Eine geopolitische Erschütterung bahnt sich an. Putin wartet auf den Moment, um die Unruhe in Washington auszunutzen. Erdoğan wittert seine Gelegenheit, die kurdische Bewegung endgültig zu zerschlagen – im Kalkül, dass Trump erneut wegsehen wird. Der neue Präsident wird Deals machen, nicht Prinzipien verteidigen. Ein informelles Abkommen zwischen Trump, Putin und Erdoğan könnte die Kurden geopolitisch noch weiter entrechten.

Was bedeutet das?

Die Erschütterung ist spürbar. Europa, ohnehin unentschlossen, wird sich ohne die sicherheitspolitische Rückendeckung der USA noch weniger in den Nahen Osten einmischen. Die Kurden drohen zwischen drei Kräften aufgerieben zu werden: einem erstarkten Erdoğan, einem aggressiven Putin und einem desinteressierten Trump. Eine neue Phase der Vertreibung und Repression steht bevor – und die Zerschlagung mühsam erkämpfter kurdischer Autonomieprojekte.
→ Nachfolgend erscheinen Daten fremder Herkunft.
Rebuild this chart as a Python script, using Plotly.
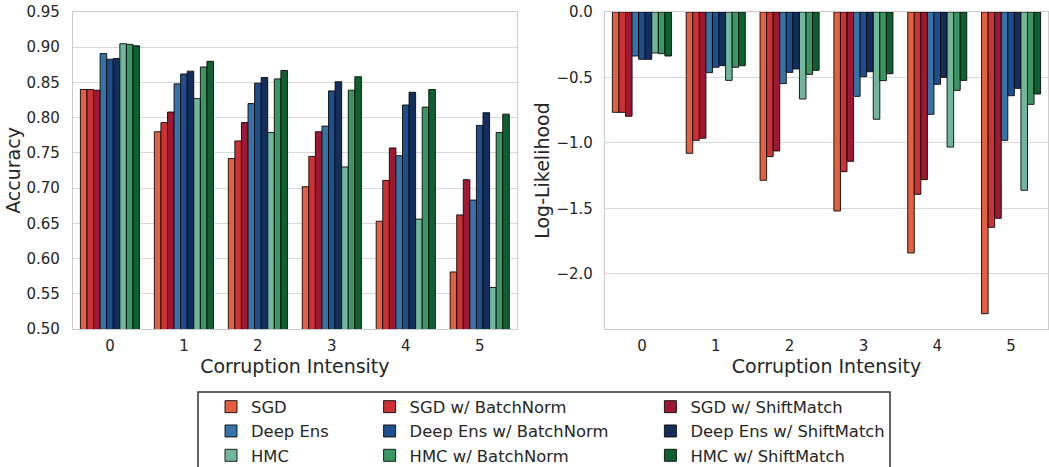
import plotly.graph_objects as go

intensities = [0, 1, 2, 3, 4, 5]
tick_labels = ["0", "1", "2", "3", "4", "5"]

methods = ["SGD", "SGD w/ BatchNorm", "SGD w/ ShiftMatch",
           "Deep Ens", "Deep Ens w/ BatchNorm", "Deep Ens w/ ShiftMatch",
           "HMC", "HMC w/ BatchNorm", "HMC w/ ShiftMatch"]
colors = ["#e5603f", "#cc3235", "#9f1733",
          "#3673a8", "#1e4e8b", "#132d5c",
          "#71b79c", "#3b9664", "#0d6131"]

# Accuracy per method, intensities 0..5
acc_sgd = [0.840, 0.780, 0.742, 0.702, 0.653, 0.581]
acc_sgd_bn = [0.840, 0.793, 0.767, 0.745, 0.711, 0.662]
acc_sgd_sm = [0.839, 0.808, 0.793, 0.780, 0.757, 0.712]
acc_de = [0.891, 0.848, 0.820, 0.788, 0.746, 0.683]
acc_de_bn = [0.883, 0.862, 0.849, 0.838, 0.818, 0.789]
acc_de_sm = [0.884, 0.866, 0.857, 0.851, 0.836, 0.807]
acc_hmc = [0.905, 0.827, 0.779, 0.730, 0.656, 0.559]
acc_hmc_bn = [0.904, 0.872, 0.855, 0.839, 0.815, 0.779]
acc_hmc_sm = [0.902, 0.880, 0.867, 0.858, 0.840, 0.805]

# Log-likelihood per method, intensities 0..5
ll_sgd = [-0.766, -1.079, -1.285, -1.519, -1.840, -2.303]
ll_sgd_bn = [-0.766, -0.980, -1.104, -1.219, -1.392, -1.644]
ll_sgd_sm = [-0.796, -0.964, -1.061, -1.140, -1.280, -1.575]
ll_de = [-0.336, -0.463, -0.547, -0.644, -0.781, -0.980]
ll_de_bn = [-0.361, -0.422, -0.461, -0.494, -0.552, -0.639]
ll_de_sm = [-0.361, -0.410, -0.435, -0.456, -0.499, -0.583]
ll_hmc = [-0.313, -0.522, -0.664, -0.819, -1.031, -1.361]
ll_hmc_bn = [-0.318, -0.422, -0.476, -0.524, -0.598, -0.705]
ll_hmc_sm = [-0.336, -0.410, -0.445, -0.471, -0.522, -0.626]

acc_series = [acc_sgd, acc_sgd_bn, acc_sgd_sm, acc_de, acc_de_bn, acc_de_sm,
              acc_hmc, acc_hmc_bn, acc_hmc_sm]
ll_series = [ll_sgd, ll_sgd_bn, ll_sgd_sm, ll_de, ll_de_bn, ll_de_sm,
             ll_hmc, ll_hmc_bn, ll_hmc_sm]

FONT = "DejaVu Sans"
TXT = "#262626"
W, H = 1049, 467
ML, MR, MT, MB = 73, 1, 12, 138
PW = W - ML - MR
PH = H - MT - MB


def px_x(px):
    return (px - ML) / PW


def px_y(py):
    return (H - MB - py) / PH


col_of = [0, 1, 2, 0, 1, 2, 0, 1, 2]
legend_names = ["legend", "legend2", "legend3"]

fig = go.Figure()
for i, name in enumerate(methods):
    line = dict(color="rgba(10,10,10,0.9)", width=1)
    fig.add_trace(go.Bar(
        x=intensities, y=acc_series[i], name=name, marker_color=colors[i],
        marker_line=line, xaxis="x", yaxis="y", offsetgroup=str(i),
        legend=legend_names[col_of[i]], legendrank=i, showlegend=True,
    ))
for i, name in enumerate(methods):
    line = dict(color="rgba(10,10,10,0.9)", width=1)
    fig.add_trace(go.Bar(
        x=intensities, y=ll_series[i], name=name, marker_color=colors[i],
        marker_line=line, xaxis="x2", yaxis="y2", offsetgroup=str(i),
        showlegend=False,
    ))

axis_common = dict(
    showline=True, mirror=True, linecolor="#cccccc", linewidth=1.2,
    ticks="", zeroline=False, automargin=False,
    tickfont=dict(family=FONT, size=15, color=TXT),
)
fig.update_layout(
    width=W, height=H,
    margin=dict(l=ML, r=MR, t=MT, b=MB, autoexpand=False),
    paper_bgcolor="white", plot_bgcolor="white",
    barmode="group", bargap=0.2, bargroupgap=0,
    font=dict(family=FONT, color=TXT),
    xaxis=dict(domain=[0, px_x(516.7)], range=[-0.5, 5.5], tickmode="array",
               tickvals=intensities, ticktext=tick_labels, showgrid=False,
               ticklabelstandoff=3,
               title=dict(text="Corruption Intensity", standoff=3,
                          font=dict(family=FONT, size=19, color=TXT)),
               anchor="y", **axis_common),
    yaxis=dict(range=[0.5, 0.95], tickmode="linear", tick0=0.5, dtick=0.05,
               tickformat=".2f", showgrid=True, gridcolor="#d9d9d9", gridwidth=1,
               ticklabelstandoff=9,
               title=dict(text="Accuracy", standoff=0,
                          font=dict(family=FONT, size=19, color=TXT)),
               anchor="x", **axis_common),
    xaxis2=dict(domain=[px_x(605), 1], range=[-0.5, 5.5], tickmode="array",
                tickvals=intensities, ticktext=tick_labels, showgrid=False,
                ticklabelstandoff=3,
                title=dict(text="Corruption Intensity", standoff=3,
                           font=dict(family=FONT, size=19, color=TXT)),
                anchor="y2", **axis_common),
    yaxis2=dict(range=[-2.42, 0], tickmode="linear", tick0=0, dtick=0.5,
                tickformat=".1f", showgrid=True, gridcolor="#d9d9d9", gridwidth=1,
                ticklabelstandoff=8,
                title=dict(text="Log-Likelihood", standoff=1,
                           font=dict(family=FONT, size=19, color=TXT)),
                anchor="x2", **axis_common),
)

leg_common = dict(orientation="v", xanchor="left", yanchor="top",
                  bgcolor="rgba(0,0,0,0)", borderwidth=0,
                  font=dict(family=FONT, size=16.4, color=TXT),
                  tracegroupgap=0, traceorder="normal")
text_starts = [253, 411.6, 692.4]
fig.update_layout(
    legend=dict(x=px_x(text_starts[0] - 42), y=px_y(389.5), **leg_common),
    legend2=dict(x=px_x(text_starts[1] - 42), y=px_y(389.5), **leg_common),
    legend3=dict(x=px_x(text_starts[2] - 42), y=px_y(389.5), **leg_common),
)
fig.add_shape(type="rect", xref="paper", yref="paper",
              x0=px_x(198), x1=px_x(890), y0=px_y(480), y1=px_y(392),
              line=dict(color="#333333", width=1.5), fillcolor="rgba(0,0,0,0)")

fig.write_html("out.html")
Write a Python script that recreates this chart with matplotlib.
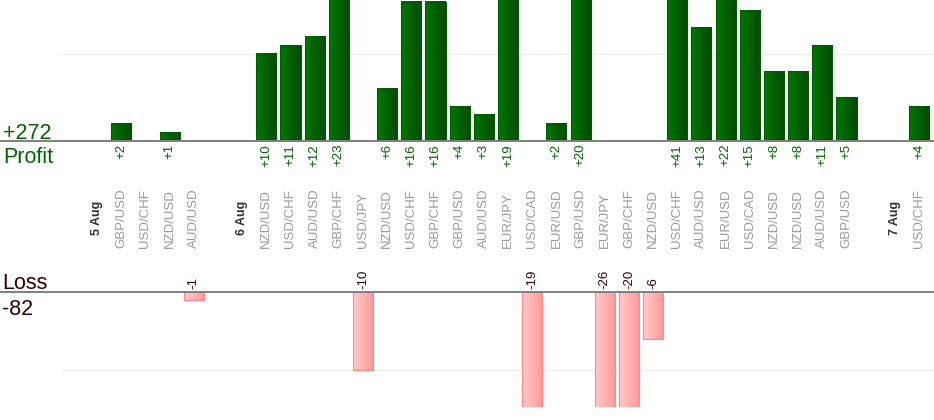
import matplotlib.pyplot as plt
import matplotlib.transforms as mtransforms
from matplotlib.colors import LinearSegmentedColormap
import numpy as np

plt.rcParams['font.family'] = ['Liberation Sans', 'DejaVu Sans']

# Trades per day: pair and pips won (+) or lost (-)
day_labels = ["5 Aug", "6 Aug", "7 Aug"]
day_pairs = [
    ["GBP/USD", "USD/CHF", "NZD/USD", "AUD/USD"],
    ["NZD/USD", "USD/CHF", "AUD/USD", "GBP/CHF", "USD/JPY", "NZD/USD",
     "USD/CHF", "GBP/CHF", "GBP/USD", "AUD/USD", "EUR/JPY", "USD/CAD",
     "EUR/USD", "GBP/USD", "EUR/JPY", "GBP/CHF", "NZD/USD", "USD/CHF",
     "AUD/USD", "EUR/USD", "USD/CAD", "NZD/USD", "NZD/USD", "AUD/USD",
     "GBP/USD"],
    ["USD/CHF"],
]
day_pips = [
    [2, 0, 1, -1],
    [10, 11, 12, 23, -10, 6, 16, 16, 4, 3, 19, -19, 2, 20, -26, -20, -6,
     41, 13, 22, 15, 8, 8, 11, 5],
    [4],
]

# Build the slot list: an empty slot, the date, then the trades of that day
labels, kinds, values = [], [], []
for day, pairs, pips in zip(day_labels, day_pairs, day_pips):
    labels += ["", day] + pairs
    kinds += ["gap", "day"] + ["trade"] * len(pairs)
    values += [0, 0] + pips
x = np.arange(len(labels))
values = np.array(values)
profit = np.where(values > 0, values, 0)
loss = np.where(values < 0, values, 0)

W, H = 934, 420
fig = plt.figure(figsize=(W / 100, H / 100), dpi=100)
left_px = 63
ax_top = fig.add_axes([left_px / W, 1 - 141 / H, (W - left_px) / W, 141 / H])
ax_bot = fig.add_axes([left_px / W, 1 - 407 / H, (W - left_px) / W, 115 / H])

top_lim = (0, 16.2)
bot_lim = (-14.75, 0)
xlim = (-0.41, 35.62)


def gradient_bars(ax, xs, heights, c_left, c_right, edge, ylim):
    bars = ax.bar(xs, heights, width=0.83, facecolor='none',
                  edgecolor=edge, linewidth=0.8, zorder=3)
    cmap = LinearSegmentedColormap.from_list('grad', [c_left, c_right])
    grad = np.linspace(0, 1, 64).reshape(1, -1)
    for b in bars:
        x0, w, h = b.get_x(), b.get_width(), b.get_height()
        y0, y1 = sorted([0, h])
        y0, y1 = max(y0, ylim[0]), min(y1, ylim[1])
        ax.imshow(grad, cmap=cmap, extent=[x0, x0 + w, y0, y1],
                  aspect='auto', interpolation='bilinear', zorder=2)


pos = profit > 0
neg = loss < 0
gradient_bars(ax_top, x[pos], profit[pos], '#007800', '#004a00', '#005a00', top_lim)
gradient_bars(ax_bot, x[neg], loss[neg], '#ffcaca', '#ff9898', '#ff8888', bot_lim)

for ax, lim, grid_y in [(ax_top, top_lim, 10), (ax_bot, bot_lim, -10)]:
    ax.set_xlim(*xlim)
    ax.set_ylim(*lim)
    ax.axis('off')
    ax.axhline(grid_y, color='#ececec', linewidth=1, zorder=1)
    ax.axhline(0, xmin=-left_px / (W - left_px), xmax=1, color='#808080',
               linewidth=1.4, zorder=4, clip_on=False)

# Value labels and category labels
xf = mtransforms.blended_transform_factory(ax_top.transData, fig.transFigure)
for i in x:
    if profit[i] > 0:
        fig.text(i, 1 - 144 / H, f"+{profit[i]}", transform=xf, rotation=90,
                 ha='center', va='top', fontsize=9.5, color='#006400')
    if loss[i] < 0:
        fig.text(i, 1 - 289 / H, f"{loss[i]}", transform=xf, rotation=90,
                 ha='center', va='bottom', fontsize=9.5, color='#330000')
    if kinds[i] == "trade":
        fig.text(i, 1 - 248 / H, labels[i], transform=xf, rotation=90,
                 ha='center', va='bottom', fontsize=9.5, color='#9a9a9a')
    elif kinds[i] == "day":
        fig.text(i, 1 - 235 / H, labels[i], transform=xf, rotation=90,
                 ha='center', va='bottom', fontsize=9, color='#333333',
                 fontweight='bold')

# Totals on the left
fig.text(3 / W, 1 - 139 / H, f"+{profit.sum()}", fontsize=15.5,
         color='#006400', va='baseline')
fig.text(3 / W, 1 - 163 / H, "Profit", fontsize=15.5, color='#006400',
         va='baseline')
fig.text(2 / W, 1 - 289 / H, "Loss", fontsize=15.5, color='#330000',
         va='baseline')
fig.text(2 / W, 1 - 315 / H, f"{loss.sum()}", fontsize=15.5, color='#330000',
         va='baseline')

plt.savefig("out.png", dpi=100)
Wo sind die Männer und Frauen, die den Mut haben, einen neuen Weg zu gehen? Die nicht in alten Denkmustern, Machtkämpfen und Korruption gefangen sind? Die begreifen, dass die kurdische Bewegung politisch überleben muss – nicht als Guerilla, sondern als Akteurin? Es gibt sie: in den Städten der Türkei, in den Bergen des Nordiraks, in der kurdischen Diaspora. Doch sie kämpfen gegen zwei Feinde – gegen Erdoğan, der ihre Rechte mit Füßen tritt, und gegen eine eigene, überholte Elite, die den Moment nicht ergreift.

Europa darf sich keinen Illusionen hingeben. Erdoğan ist kein Partner, sondern ein Despot, der die Kurden benutzt – als Feindbild, als innenpolitisches Druckmittel, als Verhandlungsmasse. Aber auch die kurdische Führung muss verstehen: Die Zeit für eine Neuausrichtung ist jetzt. Sonst wird die kurdische Frage nicht gelöst, sondern erneut geopfert – auf dem Altar von Machtspielen, Nationalismus und verpassten Chancen.